Sorry to return to the same subject so soon, but this week's edition also includes a typically obnoxious column by Taki, chronicler of the coke-fuelled jet-set. Not content with writing a hymn of praise to Jean-Marie Le Pen, he can't resist raising the spectre of the great Jewish conspiracy:
We now know that the recently indicted Lewis Libby, Cheney’s numero uno, is obviously taking the dive for his boss. The New York Sun is screaming for a pardon before the real stuff comes out. "The haphazard, poorly planned and almost criminally executed occupation of Iraq" was a Wolfowitz-Douglas Feith plan, which most likely originated in Israel in 1996.

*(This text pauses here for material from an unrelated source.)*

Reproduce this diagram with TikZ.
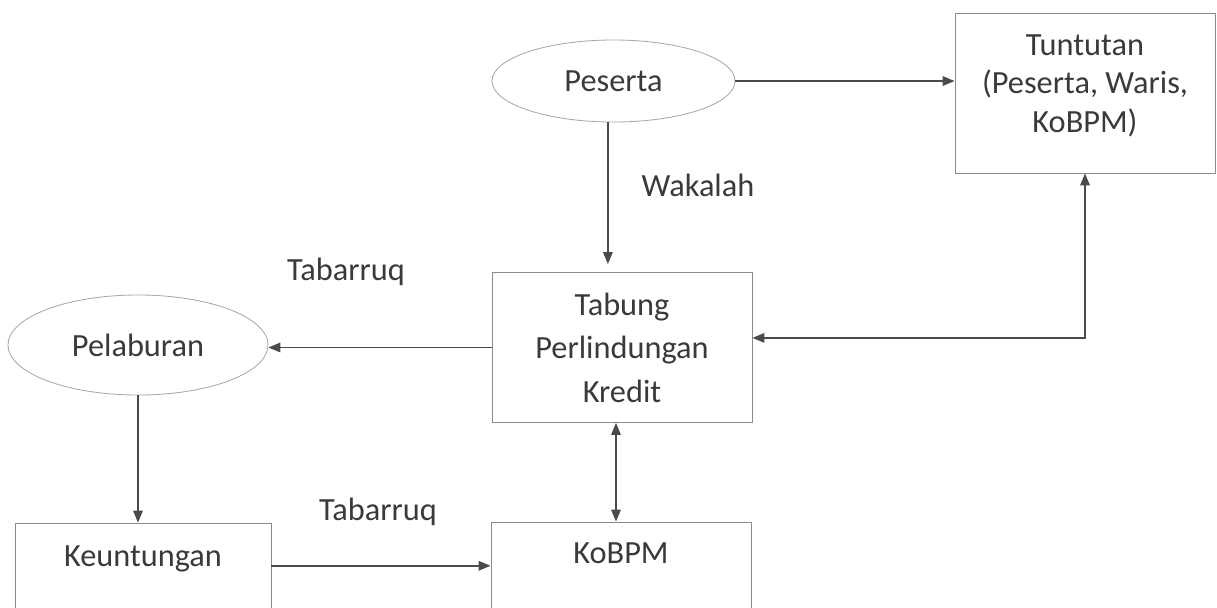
\documentclass[tikz,border=0pt]{standalone}
\usepackage{fontspec}
\setmainfont{Carlito}
\usetikzlibrary{arrows.meta,shapes.geometric}

\definecolor{InkGrey}{HTML}{3A3A3A}
\definecolor{LineGrey}{HTML}{4A4A4A}
\definecolor{BoxGrey}{HTML}{8A8A8A}
\definecolor{OvalGrey}{HTML}{A8A8A8}

\begin{document}
\begin{tikzpicture}[x=0.025cm, y=-0.025cm, >={Triangle[length=0.3cm, width=0.24cm]}]
        \tikzset{TextStyle/.style={text=InkGrey, font=\fontsize{23}{27.5}\selectfont}}
        \tikzset{BoxStyle/.style={draw=BoxGrey, line width=0.6pt, rectangle,
            inner sep=0pt, minimum width=6.5cm, TextStyle}}
        \tikzset{OvalStyle/.style={draw=OvalGrey, line width=0.6pt, ellipse,
            inner sep=0pt, TextStyle}}
        \tikzset{FlowStyle/.style={draw=LineGrey, line width=1pt, ->}}

        \useasboundingbox (0,0) rectangle (1217,607);
        \clip (0,0) rectangle (1217,607);

        \node[OvalStyle, minimum width=6.075cm, minimum height=2.05cm]
          (peserta) at (613.5,81) {Peserta};
        \node[BoxStyle, minimum height=4cm,
          label={[TextStyle, align=center, anchor=north, yshift=-0.42cm]north:Tuntutan\\(Peserta, Waris,\\KoBPM)}]
          (tuntutan) at (1085,93) {};
        \node[BoxStyle, minimum height=3.75cm, align=center,
          font=\fontsize{23}{31}\selectfont]
          (tabung) at (622,347.5) {Tabung\\Perlindungan\\Kredit};
        \node[OvalStyle, minimum width=6.5cm, minimum height=2.5cm]
          (pelaburan) at (138,345) {Pelaburan};
        \node[BoxStyle, minimum width=6.4cm, minimum height=3cm,
          label={[TextStyle, anchor=north, yshift=-0.45cm]north:Keuntungan}]
          (keuntungan) at (143,583) {};
        \node[BoxStyle, minimum height=3cm,
          label={[TextStyle, anchor=north, yshift=-0.4cm]north:KoBPM}]
          (kobpm) at (621,582) {};

        \node[TextStyle] (wakalah) at (698,185) {Wakalah};
        \node[TextStyle] (tabarruqA) at (346,272) {Tabarruq};
        \node[TextStyle] (tabarruqB) at (378,512) {Tabarruq};

        \draw[FlowStyle] (peserta.east) -- (peserta.east -| tuntutan.west);
        \draw[FlowStyle, shorten >=0.2cm]
          ([xshift=-0.14cm]peserta.south) -- ([xshift=-0.14cm]peserta.south |- tabung.north);
        \draw[FlowStyle] (tabung.west) -- (tabung.west -| pelaburan.east);
        \draw[FlowStyle, <->]
          (tuntutan.south) |- ([yshift=0.24cm]tabung.east);
        \draw[FlowStyle, <->]
          ([xshift=-0.15cm]tabung.south) -- ([xshift=-0.15cm]tabung.south |- kobpm.north);
        \draw[FlowStyle] (pelaburan.south) -- (pelaburan.south |- keuntungan.north);
        \draw[FlowStyle]
          ([yshift=0.43cm]keuntungan.east) -- ([yshift=0.43cm]keuntungan.east -| kobpm.west);
      \end{tikzpicture}
\end{document}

And there's more genteel mud-throwing on the books pages, where James Astill reviews George Packer's account of the war:
Its cheer-leaders were a motley lot: the "neo-cons", for whom liberal democracy would flourish in tyranny’s defeat; right-wing realists, thirsty for oil and jealous of Saddam Hussein’s weapons programmes; left-wing humanitarian interventionists, including Packer, a wise reporter for the New Yorker; and random opportunists and controversialists, like Christopher Hitchens, a bar-stool general, fighting militant Islam over a boozy lunch: "You want to be a martyr? I’m here to help."
UPDATE: Harry's Place notes the similarity between the Spectator's cover illustration and the New Statesman's notorious Star of David. Good point.
Andrew Sullivan once called Taki a "rancid old fascist." I always thought that was a great description of him. He certainly has a soft spot for the Wehrmacht. He's a dirty old lech who thinks he's morally superior because he has buckets of money.